On Mon, Feb 15, 2010 at 6:05 PM, Robert Haas <robertmhaas@gmail.com> wrote:
>> Well there was a 30+ message thread almost a week ago where there
>> seemed to be some contention over the issue of whether the numbers
>> should be averages or totals. But were there was no dispute over the
>> idea of printing in memory units instead of blocks.
>
> Hmm.... yeah, I guess it wasn't discussed. I'm still not sure it's an
> improvement. If a query hit one buffer, is that really the same as
> saying it hit 8kB?
Well you can always convert between them. The only time it would make
a difference is if you're sure it's random i/o and you're concerned
with the number of iops. However it's impossible to tell from this
output how many of these buffers are read sequentially and how many
randomly. Even if it's sequential you don't know how much it read
between interruptions to handle the inner side of a join or whether
the cached blocks were interspersed throughout the file or were all at
the beginning or end.
I think we should provide better tools to measure these things
directly rather than force users to make deductions from buffer
counts. I'm still excited about using dtrace to get real counts of
iops, seeks, etc.
> To me, buffers seem like discrete (and unitless)
> entities, and we handle them that way elsewhere in the system (see,
> e.g. pg_stat_database, pg_statio_all_tables). I don't know that it's
> a good idea to display that same information here in a different
> format.
>...
> I definitely do not want to do anything that loses accuracy. This is
> probably accurate enough for most uses, but it's still not as accurate
> as just printing the raw numbers.
I left the XML/JSON output in terms of blocks on the theory that tools
reading this data can look up the block size and convert all it wants.
Likewise the pg_stat* functions are for extracting raw data.

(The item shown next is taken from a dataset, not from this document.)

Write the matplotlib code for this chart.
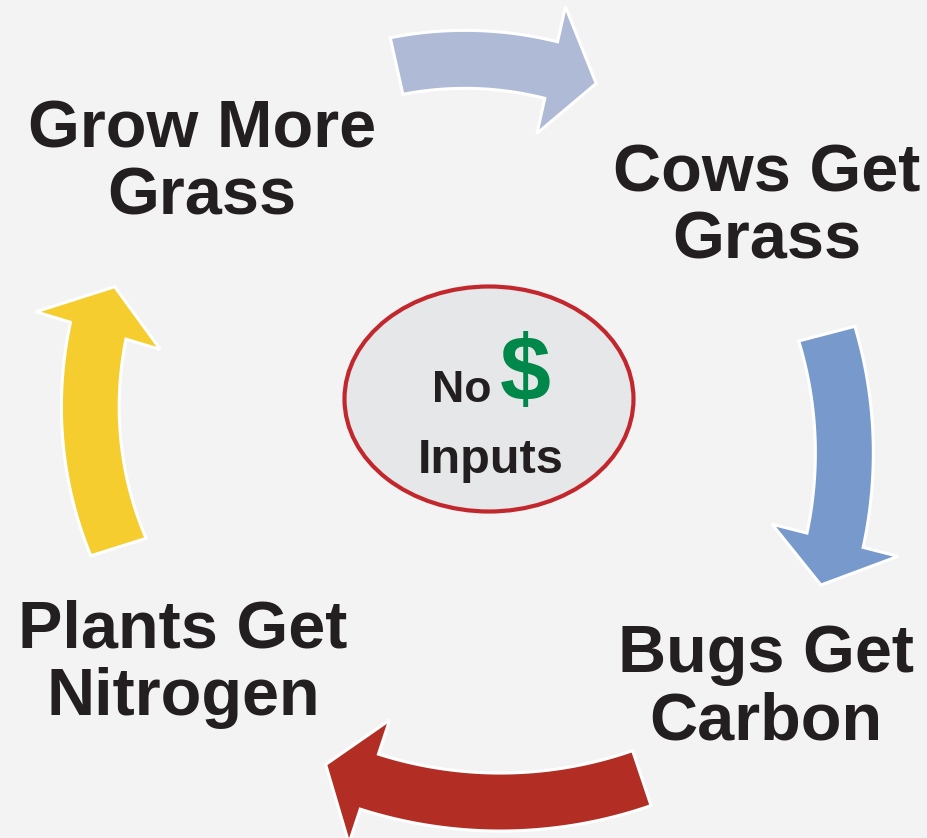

Any tool
or query that extracts this data can present it in any friendly form
it wants.
Incidentally looking at the pg_size_pretty() functions reminds me that
these counters are all 32-bit. That means they'll do funny things if
you have a query which accesses over 16TB of data... I suspect this
should probably be changed though I'm feeling lazy about it unless
someone else wants to push me to do it now.
--
greg